If you overwrite your return address with a valid address, the program will continue to run, and may even run correctly depending on your input. That is actually the basis for several buffer overflow exploits.
If your routine
never returns (for example, an infinite loop or an early call to
exit()), your program won't crash, even if you overwrite the entire stack space before it.
Undefined behavior means undefined behavior
standard-wise. It is only a catch-all situation: a wildcard in the sense that
any behavior produced by an implementation is
correct according to the standard.
In this particular case, the program behavior is well-defined and consistent, as you might have perceived, and this behavior is determined by the underlying environment. The compiler might insert some code to protect against stack smashing, but in the situation of the normal call-ret pair, with or without a frame pointer involved, overwriting stack addresses only affect your own local variables and any or all of your callers. You can, for example, make you or any caller return to
another function or block of code instead of returning to their respective callers.

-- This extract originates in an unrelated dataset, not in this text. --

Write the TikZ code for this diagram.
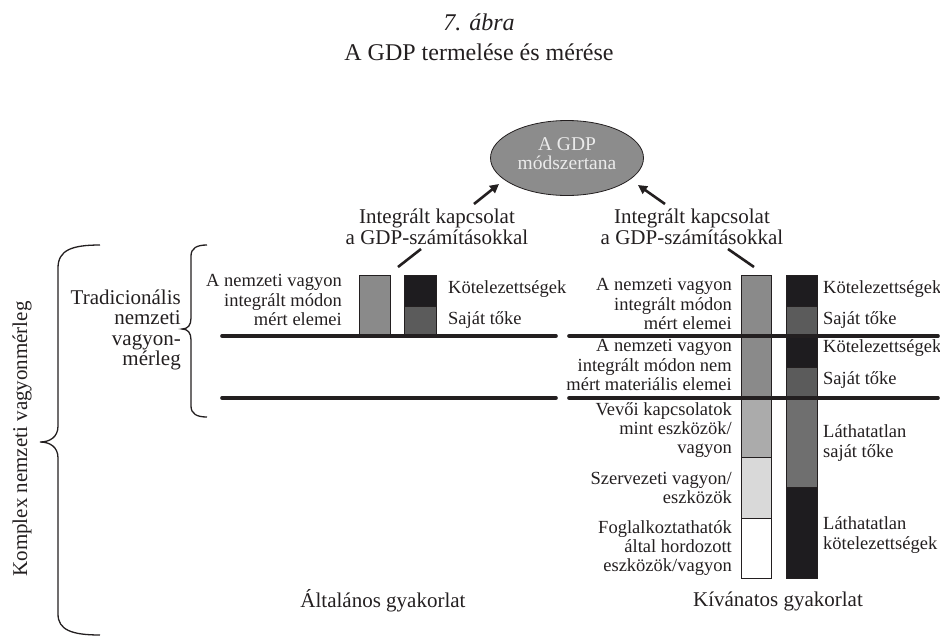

Walking forward in the stack, on the other hand, is a typical hack used to create variables with "discardable" semantics, that is: variables which are not preserved across function calls, which do not grow the stack and without the need to allocate or deallocate heap memory. Care must be taken to not overrun the stack size, that is, overflow the stack itself.
This, naturally, applies only to the x86 architecture. In other environments the behavior may differ completely.